(Excerpt from a dataset)
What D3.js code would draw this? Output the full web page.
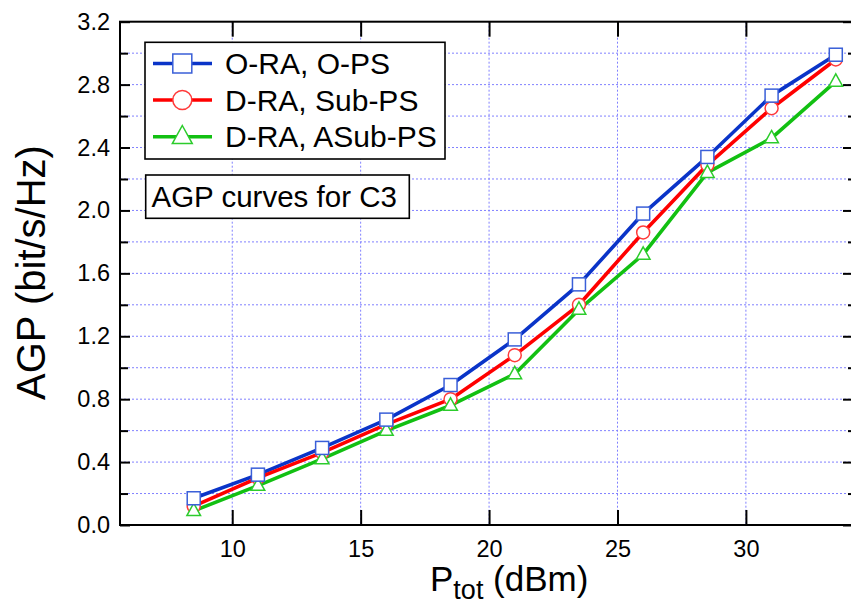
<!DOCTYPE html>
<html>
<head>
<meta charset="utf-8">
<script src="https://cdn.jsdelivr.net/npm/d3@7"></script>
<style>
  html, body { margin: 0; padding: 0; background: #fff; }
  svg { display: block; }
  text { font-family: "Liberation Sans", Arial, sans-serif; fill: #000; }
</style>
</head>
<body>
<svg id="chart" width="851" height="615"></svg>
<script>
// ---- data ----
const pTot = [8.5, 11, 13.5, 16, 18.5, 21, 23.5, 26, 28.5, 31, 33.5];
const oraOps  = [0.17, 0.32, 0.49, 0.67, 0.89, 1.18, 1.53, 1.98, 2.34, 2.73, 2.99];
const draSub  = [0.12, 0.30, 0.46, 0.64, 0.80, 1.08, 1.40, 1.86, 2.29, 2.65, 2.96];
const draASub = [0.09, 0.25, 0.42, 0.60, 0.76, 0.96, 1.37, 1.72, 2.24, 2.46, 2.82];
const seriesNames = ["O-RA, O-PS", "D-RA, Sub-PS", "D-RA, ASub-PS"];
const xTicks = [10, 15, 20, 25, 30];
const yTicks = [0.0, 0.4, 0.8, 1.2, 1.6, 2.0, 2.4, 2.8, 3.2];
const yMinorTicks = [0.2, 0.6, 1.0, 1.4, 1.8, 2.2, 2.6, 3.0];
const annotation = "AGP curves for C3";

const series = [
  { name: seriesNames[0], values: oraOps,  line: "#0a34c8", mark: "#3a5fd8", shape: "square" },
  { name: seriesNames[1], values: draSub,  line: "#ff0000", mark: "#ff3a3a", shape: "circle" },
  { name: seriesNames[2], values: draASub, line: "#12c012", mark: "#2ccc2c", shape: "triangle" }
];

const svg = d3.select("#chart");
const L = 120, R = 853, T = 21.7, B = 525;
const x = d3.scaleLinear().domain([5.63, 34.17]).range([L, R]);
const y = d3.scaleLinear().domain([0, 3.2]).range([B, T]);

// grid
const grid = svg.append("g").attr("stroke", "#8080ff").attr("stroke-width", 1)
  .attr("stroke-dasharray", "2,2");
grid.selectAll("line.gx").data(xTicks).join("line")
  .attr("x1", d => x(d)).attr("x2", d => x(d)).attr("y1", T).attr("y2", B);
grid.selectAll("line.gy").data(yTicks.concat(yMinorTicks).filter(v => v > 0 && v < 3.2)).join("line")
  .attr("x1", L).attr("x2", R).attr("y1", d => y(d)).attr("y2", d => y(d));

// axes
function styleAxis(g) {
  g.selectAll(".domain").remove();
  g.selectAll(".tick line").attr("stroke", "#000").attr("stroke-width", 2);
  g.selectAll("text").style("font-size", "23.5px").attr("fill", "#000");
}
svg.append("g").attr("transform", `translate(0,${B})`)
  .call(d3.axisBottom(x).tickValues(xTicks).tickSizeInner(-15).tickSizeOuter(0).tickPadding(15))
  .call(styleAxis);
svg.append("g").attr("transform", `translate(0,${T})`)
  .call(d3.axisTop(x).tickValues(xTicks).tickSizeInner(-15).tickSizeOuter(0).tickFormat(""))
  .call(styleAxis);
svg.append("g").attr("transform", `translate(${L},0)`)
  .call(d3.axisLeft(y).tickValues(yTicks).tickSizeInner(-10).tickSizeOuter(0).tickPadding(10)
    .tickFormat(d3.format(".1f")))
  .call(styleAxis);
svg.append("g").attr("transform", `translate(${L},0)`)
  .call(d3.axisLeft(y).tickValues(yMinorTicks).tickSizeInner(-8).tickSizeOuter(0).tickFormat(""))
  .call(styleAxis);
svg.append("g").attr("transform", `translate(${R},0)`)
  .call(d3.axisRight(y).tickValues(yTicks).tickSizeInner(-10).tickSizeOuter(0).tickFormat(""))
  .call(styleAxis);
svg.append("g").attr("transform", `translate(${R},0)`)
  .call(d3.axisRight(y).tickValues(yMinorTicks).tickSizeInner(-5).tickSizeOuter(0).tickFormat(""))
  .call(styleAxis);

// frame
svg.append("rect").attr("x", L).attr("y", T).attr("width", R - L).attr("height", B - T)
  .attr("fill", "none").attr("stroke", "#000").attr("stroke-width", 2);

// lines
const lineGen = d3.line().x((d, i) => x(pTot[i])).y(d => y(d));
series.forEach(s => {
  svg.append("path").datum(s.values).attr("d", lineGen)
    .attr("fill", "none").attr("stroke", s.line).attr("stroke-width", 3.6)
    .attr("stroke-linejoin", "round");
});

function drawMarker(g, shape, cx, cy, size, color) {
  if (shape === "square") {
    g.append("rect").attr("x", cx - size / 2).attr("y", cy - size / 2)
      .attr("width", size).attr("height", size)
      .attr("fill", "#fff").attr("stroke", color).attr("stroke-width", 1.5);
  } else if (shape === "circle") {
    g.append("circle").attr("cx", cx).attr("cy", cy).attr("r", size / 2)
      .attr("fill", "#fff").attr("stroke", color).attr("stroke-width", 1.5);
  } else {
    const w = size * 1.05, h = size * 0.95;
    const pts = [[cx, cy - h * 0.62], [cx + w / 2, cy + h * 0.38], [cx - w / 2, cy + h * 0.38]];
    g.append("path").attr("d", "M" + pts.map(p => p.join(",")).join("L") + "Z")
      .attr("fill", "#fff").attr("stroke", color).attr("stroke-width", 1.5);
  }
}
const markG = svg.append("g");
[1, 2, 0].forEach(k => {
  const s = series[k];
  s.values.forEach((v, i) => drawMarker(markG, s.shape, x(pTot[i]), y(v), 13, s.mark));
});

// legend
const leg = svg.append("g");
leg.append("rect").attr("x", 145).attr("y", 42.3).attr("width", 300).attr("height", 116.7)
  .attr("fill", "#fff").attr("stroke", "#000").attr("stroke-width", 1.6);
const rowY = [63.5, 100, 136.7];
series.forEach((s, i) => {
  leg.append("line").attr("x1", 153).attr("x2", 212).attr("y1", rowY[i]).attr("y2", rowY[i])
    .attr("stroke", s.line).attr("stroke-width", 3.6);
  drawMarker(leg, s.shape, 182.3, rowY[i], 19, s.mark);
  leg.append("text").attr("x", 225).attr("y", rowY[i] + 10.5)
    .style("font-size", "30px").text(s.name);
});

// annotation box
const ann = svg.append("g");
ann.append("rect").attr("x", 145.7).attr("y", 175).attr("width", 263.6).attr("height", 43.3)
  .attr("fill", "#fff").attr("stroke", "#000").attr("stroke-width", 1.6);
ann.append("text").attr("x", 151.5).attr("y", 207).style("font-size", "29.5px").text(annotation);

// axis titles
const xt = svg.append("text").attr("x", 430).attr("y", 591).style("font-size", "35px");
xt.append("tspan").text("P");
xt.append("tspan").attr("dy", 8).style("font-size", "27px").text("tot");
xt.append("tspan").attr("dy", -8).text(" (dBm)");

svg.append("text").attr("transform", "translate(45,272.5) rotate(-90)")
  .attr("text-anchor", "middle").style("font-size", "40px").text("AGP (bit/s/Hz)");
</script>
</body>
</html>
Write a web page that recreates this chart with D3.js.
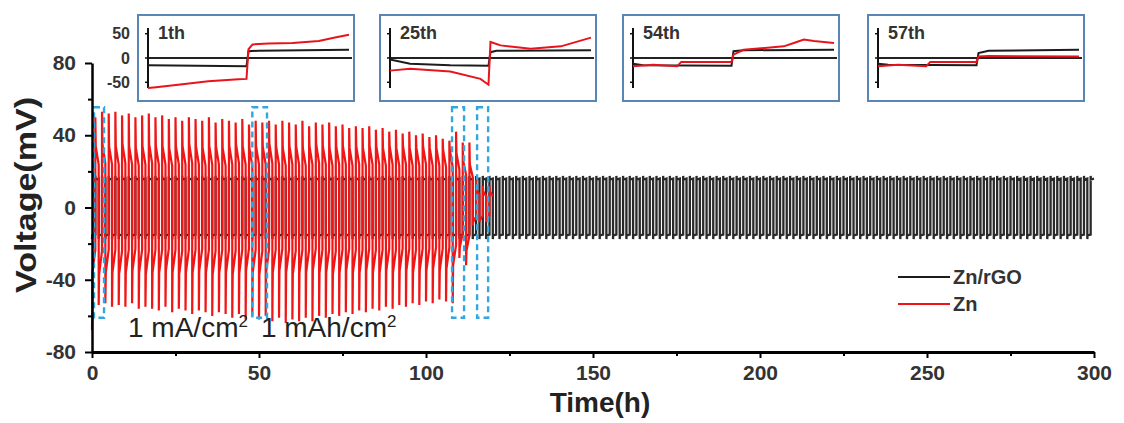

_Aim of the task_. All the lines above are to be given again exactly as they read, with the pictures removed.

_Output below_.
What D3.js code would draw this? Output the full web page.
<!DOCTYPE html>
<html>
<head>
<meta charset="utf-8">
<script src="https://cdn.jsdelivr.net/npm/d3@7"></script>
<style>
  html, body { margin: 0; padding: 0; background: #fff; }
  svg { display: block; }
  text { font-family: "Liberation Sans", Arial, sans-serif; fill: #000; }
</style>
</head>
<body>
<svg id="chart" width="851" height="615"></svg>
<script>
// ---- data ----
const pTot = [8.5, 11, 13.5, 16, 18.5, 21, 23.5, 26, 28.5, 31, 33.5];
const oraOps  = [0.17, 0.32, 0.49, 0.67, 0.89, 1.18, 1.53, 1.98, 2.34, 2.73, 2.99];
const draSub  = [0.12, 0.30, 0.46, 0.64, 0.80, 1.08, 1.40, 1.86, 2.29, 2.65, 2.96];
const draASub = [0.09, 0.25, 0.42, 0.60, 0.76, 0.96, 1.37, 1.72, 2.24, 2.46, 2.82];
const seriesNames = ["O-RA, O-PS", "D-RA, Sub-PS", "D-RA, ASub-PS"];
const xTicks = [10, 15, 20, 25, 30];
const yTicks = [0.0, 0.4, 0.8, 1.2, 1.6, 2.0, 2.4, 2.8, 3.2];
const yMinorTicks = [0.2, 0.6, 1.0, 1.4, 1.8, 2.2, 2.6, 3.0];
const annotation = "AGP curves for C3";

const series = [
  { name: seriesNames[0], values: oraOps,  line: "#0a34c8", mark: "#3a5fd8", shape: "square" },
  { name: seriesNames[1], values: draSub,  line: "#ff0000", mark: "#ff3a3a", shape: "circle" },
  { name: seriesNames[2], values: draASub, line: "#12c012", mark: "#2ccc2c", shape: "triangle" }
];

const svg = d3.select("#chart");
const L = 120, R = 853, T = 21.7, B = 525;
const x = d3.scaleLinear().domain([5.63, 34.17]).range([L, R]);
const y = d3.scaleLinear().domain([0, 3.2]).range([B, T]);

// grid
const grid = svg.append("g").attr("stroke", "#8080ff").attr("stroke-width", 1)
  .attr("stroke-dasharray", "2,2");
grid.selectAll("line.gx").data(xTicks).join("line")
  .attr("x1", d => x(d)).attr("x2", d => x(d)).attr("y1", T).attr("y2", B);
grid.selectAll("line.gy").data(yTicks.concat(yMinorTicks).filter(v => v > 0 && v < 3.2)).join("line")
  .attr("x1", L).attr("x2", R).attr("y1", d => y(d)).attr("y2", d => y(d));

// axes
function styleAxis(g) {
  g.selectAll(".domain").remove();
  g.selectAll(".tick line").attr("stroke", "#000").attr("stroke-width", 2);
  g.selectAll("text").style("font-size", "23.5px").attr("fill", "#000");
}
svg.append("g").attr("transform", `translate(0,${B})`)
  .call(d3.axisBottom(x).tickValues(xTicks).tickSizeInner(-15).tickSizeOuter(0).tickPadding(15))
  .call(styleAxis);
svg.append("g").attr("transform", `translate(0,${T})`)
  .call(d3.axisTop(x).tickValues(xTicks).tickSizeInner(-15).tickSizeOuter(0).tickFormat(""))
  .call(styleAxis);
svg.append("g").attr("transform", `translate(${L},0)`)
  .call(d3.axisLeft(y).tickValues(yTicks).tickSizeInner(-10).tickSizeOuter(0).tickPadding(10)
    .tickFormat(d3.format(".1f")))
  .call(styleAxis);
svg.append("g").attr("transform", `translate(${L},0)`)
  .call(d3.axisLeft(y).tickValues(yMinorTicks).tickSizeInner(-8).tickSizeOuter(0).tickFormat(""))
  .call(styleAxis);
svg.append("g").attr("transform", `translate(${R},0)`)
  .call(d3.axisRight(y).tickValues(yTicks).tickSizeInner(-10).tickSizeOuter(0).tickFormat(""))
  .call(styleAxis);
svg.append("g").attr("transform", `translate(${R},0)`)
  .call(d3.axisRight(y).tickValues(yMinorTicks).tickSizeInner(-5).tickSizeOuter(0).tickFormat(""))
  .call(styleAxis);

// frame
svg.append("rect").attr("x", L).attr("y", T).attr("width", R - L).attr("height", B - T)
  .attr("fill", "none").attr("stroke", "#000").attr("stroke-width", 2);

// lines
const lineGen = d3.line().x((d, i) => x(pTot[i])).y(d => y(d));
series.forEach(s => {
  svg.append("path").datum(s.values).attr("d", lineGen)
    .attr("fill", "none").attr("stroke", s.line).attr("stroke-width", 3.6)
    .attr("stroke-linejoin", "round");
});

function drawMarker(g, shape, cx, cy, size, color) {
  if (shape === "square") {
    g.append("rect").attr("x", cx - size / 2).attr("y", cy - size / 2)
      .attr("width", size).attr("height", size)
      .attr("fill", "#fff").attr("stroke", color).attr("stroke-width", 1.5);
  } else if (shape === "circle") {
    g.append("circle").attr("cx", cx).attr("cy", cy).attr("r", size / 2)
      .attr("fill", "#fff").attr("stroke", color).attr("stroke-width", 1.5);
  } else {
    const w = size * 1.05, h = size * 0.95;
    const pts = [[cx, cy - h * 0.62], [cx + w / 2, cy + h * 0.38], [cx - w / 2, cy + h * 0.38]];
    g.append("path").attr("d", "M" + pts.map(p => p.join(",")).join("L") + "Z")
      .attr("fill", "#fff").attr("stroke", color).attr("stroke-width", 1.5);
  }
}
const markG = svg.append("g");
[1, 2, 0].forEach(k => {
  const s = series[k];
  s.values.forEach((v, i) => drawMarker(markG, s.shape, x(pTot[i]), y(v), 13, s.mark));
});

// legend
const leg = svg.append("g");
leg.append("rect").attr("x", 145).attr("y", 42.3).attr("width", 300).attr("height", 116.7)
  .attr("fill", "#fff").attr("stroke", "#000").attr("stroke-width", 1.6);
const rowY = [63.5, 100, 136.7];
series.forEach((s, i) => {
  leg.append("line").attr("x1", 153).attr("x2", 212).attr("y1", rowY[i]).attr("y2", rowY[i])
    .attr("stroke", s.line).attr("stroke-width", 3.6);
  drawMarker(leg, s.shape, 182.3, rowY[i], 19, s.mark);
  leg.append("text").attr("x", 225).attr("y", rowY[i] + 10.5)
    .style("font-size", "30px").text(s.name);
});

// annotation box
const ann = svg.append("g");
ann.append("rect").attr("x", 145.7).attr("y", 175).attr("width", 263.6).attr("height", 43.3)
  .attr("fill", "#fff").attr("stroke", "#000").attr("stroke-width", 1.6);
ann.append("text").attr("x", 151.5).attr("y", 207).style("font-size", "29.5px").text(annotation);

// axis titles
const xt = svg.append("text").attr("x", 430).attr("y", 591).style("font-size", "35px");
xt.append("tspan").text("P");
xt.append("tspan").attr("dy", 8).style("font-size", "27px").text("tot");
xt.append("tspan").attr("dy", -8).text(" (dBm)");

svg.append("text").attr("transform", "translate(45,272.5) rotate(-90)")
  .attr("text-anchor", "middle").style("font-size", "40px").text("AGP (bit/s/Hz)");
</script>
</body>
</html>
Write a web page that recreates this chart with D3.js.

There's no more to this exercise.